Non-Executive Directors are not part of the company’s management. They offer independent judgment and provide an impartial perspective on board matters.

Independent Directors

Independent Directors do not have any material or pecuniary relationship with the company other than their directorship. Their role is to ensure that decisions are made in the best interests of all shareholders.
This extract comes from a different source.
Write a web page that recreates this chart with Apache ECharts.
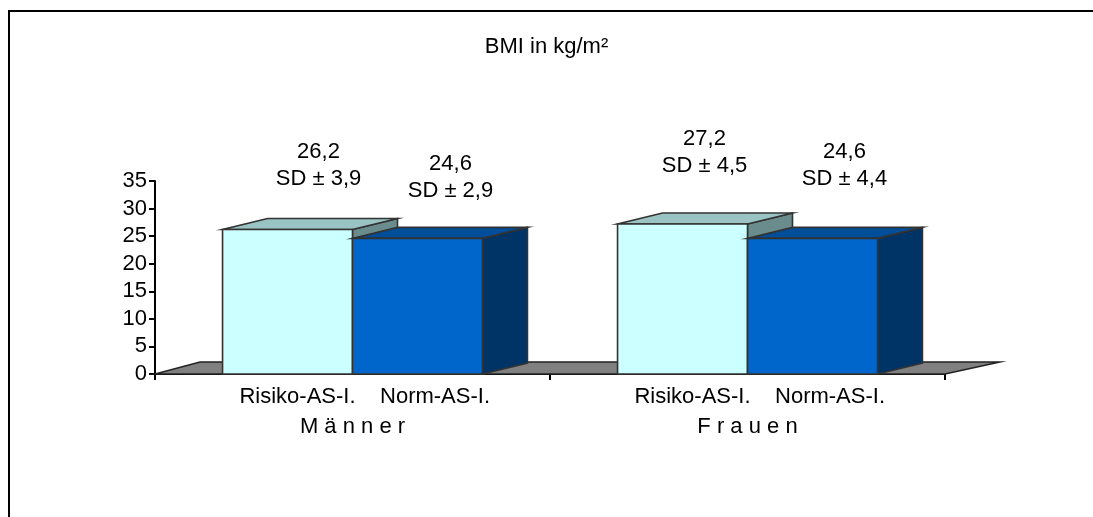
<!DOCTYPE html>
<html>
<head>
<meta charset="utf-8">
<style>
  html, body { margin: 0; padding: 0; background: #fff; }
  #chart { width: 1093px; height: 517px; }
</style>
<script src="https://cdn.jsdelivr.net/npm/echarts@6/dist/echarts.min.js"></script>
</head>
<body>
<div id="chart"></div>
<script>
// BMI (kg/m²) by sex and AS-index group, mean with standard deviation
const titleText = 'BMI in kg/m²';
const categories = ['Männer', 'Frauen'];
const groups = ['Risiko-AS-I.', 'Norm-AS-I.'];
const risikoMean = [26.2, 27.2];
const risikoSD = [3.9, 4.5];
const normMean = [24.6, 24.6];
const normSD = [2.9, 4.4];
const yMin = 0, yMax = 35, yStep = 5;

const FONT = '"Liberation Sans", Arial, sans-serif';

// 3D box look: face colours per group, depth offset of the receding faces
const faceColors = [
  { front: '#CCFFFF', top: '#9AC4C4', side: '#6A8C8C' },
  { front: '#0066CC', top: '#004D99', side: '#003366' }
];
const DEPTH_X = 45, DEPTH_Y = -11;
const BAR_FRACTION = 0.329;
// nudge of the value/SD text block from the front-top centre of each box
const labelNudge = [
  [[31, -64], [22, -72]],
  [[33, -61], [32, -73]]
];

const fmt = v => v.toFixed(1).replace('.', ',');

function barRenderer(groupIdx) {
  return function (params, api) {
    const cat = api.value(0);
    const val = api.value(1);
    const sd = api.value(2);
    const base = api.coord([cat, 0]);
    const topPt = api.coord([cat, val]);
    const band = api.size([1, 0])[0];
    const w = band * BAR_FRACTION;
    const x0 = groupIdx === 0 ? base[0] - w : base[0];
    const x1 = x0 + w;
    const yb = base[1];
    const yt = topPt[1];
    const c = faceColors[groupIdx];
    const stroke = { stroke: '#333', lineWidth: 1.6, lineJoin: 'miter' };
    const nudge = labelNudge[groupIdx][cat];
    return {
      type: 'group',
      children: [
        {
          type: 'polygon',
          shape: { points: [[x1, yt], [x1 + DEPTH_X, yt + DEPTH_Y], [x1 + DEPTH_X, yb + DEPTH_Y], [x1, yb]] },
          style: Object.assign({ fill: c.side }, stroke)
        },
        {
          type: 'polygon',
          shape: { points: [[x0, yt], [x1, yt], [x1 + DEPTH_X, yt + DEPTH_Y], [x0 + DEPTH_X, yt + DEPTH_Y]] },
          style: Object.assign({ fill: c.top }, stroke)
        },
        {
          type: 'rect',
          shape: { x: x0, y: yt, width: w, height: yb - yt },
          style: Object.assign({ fill: c.front }, stroke)
        },
        {
          type: 'text',
          style: {
            text: fmt(val) + '\nSD ± ' + fmt(sd),
            x: (x0 + x1) / 2 + nudge[0],
            y: yt + nudge[1],
            align: 'center',
            verticalAlign: 'middle',
            fontSize: 22,
            lineHeight: 27,
            fontFamily: FONT,
            fill: '#000'
          }
        }
      ]
    };
  };
}

// grey floor plane behind the boxes, spanning the category axis
function floorRenderer(params, api) {
  const cs = params.coordSys;
  const yb = cs.y + cs.height;
  const xl = cs.x, xr = cs.x + cs.width;
  return {
    type: 'polygon',
    shape: { points: [[xl, yb], [xr, yb], [xr + 55, yb - 12], [xl + 45, yb - 12]] },
    style: { fill: '#808080', stroke: '#222', lineWidth: 1.5 }
  };
}

const chart = echarts.init(document.getElementById('chart'), null, { renderer: 'canvas' });

chart.setOption({
  animation: false,
  backgroundColor: '#fff',
  textStyle: { fontFamily: FONT },
  title: {
    text: titleText,
    left: 'center',
    top: 31,
    textStyle: { fontSize: 22, fontWeight: 'normal', color: '#000', fontFamily: FONT }
  },
  graphic: [
    {
      // outer frame of the chart area
      type: 'rect',
      shape: { x: 9, y: 11, width: 1200, height: 600 },
      style: { fill: null, stroke: '#000', lineWidth: 2 },
      silent: true
    }
  ],
  grid: { left: 155, right: 148, top: 181, bottom: 143, containLabel: false },
  xAxis: {
    type: 'category',
    data: categories,
    axisLine: { show: true, lineStyle: { color: '#000', width: 2 } },
    axisTick: { show: true, length: 6, lineStyle: { color: '#000', width: 2 } },
    axisLabel: {
      margin: 8,
      color: '#000',
      fontSize: 22,
      lineHeight: 30,
      fontFamily: FONT,
      // group names on the first line, letter-spaced sex on the second
      formatter: name => '    ' + groups.join('    ') + '\n' + name.split('').join(' ')
    },
    splitLine: { show: false }
  },
  yAxis: {
    type: 'value',
    min: yMin,
    max: yMax,
    interval: yStep,
    axisLine: { show: true, lineStyle: { color: '#000', width: 2 } },
    axisTick: { show: true, length: 6, lineStyle: { color: '#000', width: 2 } },
    axisLabel: { margin: 8, color: '#000', fontSize: 22, fontFamily: FONT },
    splitLine: { show: false }
  },
  series: [
    {
      type: 'custom',
      name: 'floor',
      z: 1,
      clip: false,
      renderItem: floorRenderer,
      data: [[0, 0]]
    },
    {
      type: 'custom',
      name: groups[0],
      z: 2,
      clip: false,
      renderItem: barRenderer(0),
      encode: { x: 0, y: 1 },
      data: categories.map((c, i) => [i, risikoMean[i], risikoSD[i]])
    },
    {
      type: 'custom',
      name: groups[1],
      z: 3,
      clip: false,
      renderItem: barRenderer(1),
      encode: { x: 0, y: 1 },
      data: categories.map((c, i) => [i, normMean[i], normSD[i]])
    }
  ]
});
</script>
</body>
</html>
Historical Context and Evolution

The concept of a Board of Directors has its roots in the early corporation models of the 17th and 18th centuries, particularly during the rise of joint-stock companies. Over time, the role and responsibilities of boards have evolved, influenced by regulatory changes, corporate governance scandals, and the growing complexity of modern businesses.

Practical Considerations

Meeting Frequency

Most boards meet quarterly, but the frequency can vary based on the company’s size, industry, and specific needs. Special meetings may be convened in cases of urgent matters.

Composition and Diversity

A diverse board composition is seen as beneficial for effective governance, bringing different perspectives, experiences, and expertise to the table.

Compensation

Directors are usually compensated with a combination of cash and equity. This can be a fixed fee for attending meetings or a percentage of the company’s profits.

  • Shareholders: Individuals or institutions that own shares in a company.
  • Corporate Governance: Mechanisms, processes, and relations by which corporations are controlled and directed.
  • Proxy Voting: A mechanism allowing shareholders to vote on corporate matters without being physically present at the meeting.
  • Audit Committee: A subcommittee of the BoD focused on overseeing the financial reporting process.

FAQs

What is the main purpose of a Board of Directors?

The main purpose is to provide strategic guidance, oversee management, and ensure the company adheres to sound corporate governance principles.

How are directors appointed?

Directors are typically elected by shareholders during the annual general meeting. However, vacancies can also be filled by the board until the next shareholders’ meeting.

Can you remove a director?

Yes, directors can be removed by a vote of shareholders or through other mechanisms established in the company’s bylaws.

References

  • “Principles of Corporate Governance,” OECD, 2015.
  • “The Role and Duties of Independent Directors,” Harvard Law School Forum on Corporate Governance, 2020.
  • “Corporate Governance and Boards,” McKinsey & Company, 2021.

Summary

A Board of Directors plays a pivotal role in the corporate governance structure of a company. By setting strategic objectives, overseeing management, and ensuring accountability, the board helps drive a company toward long-term success and sustainability. Directors, both executive and non-executive, bring diverse skills and perspectives, contributing significantly to the company’s health and strategic vision.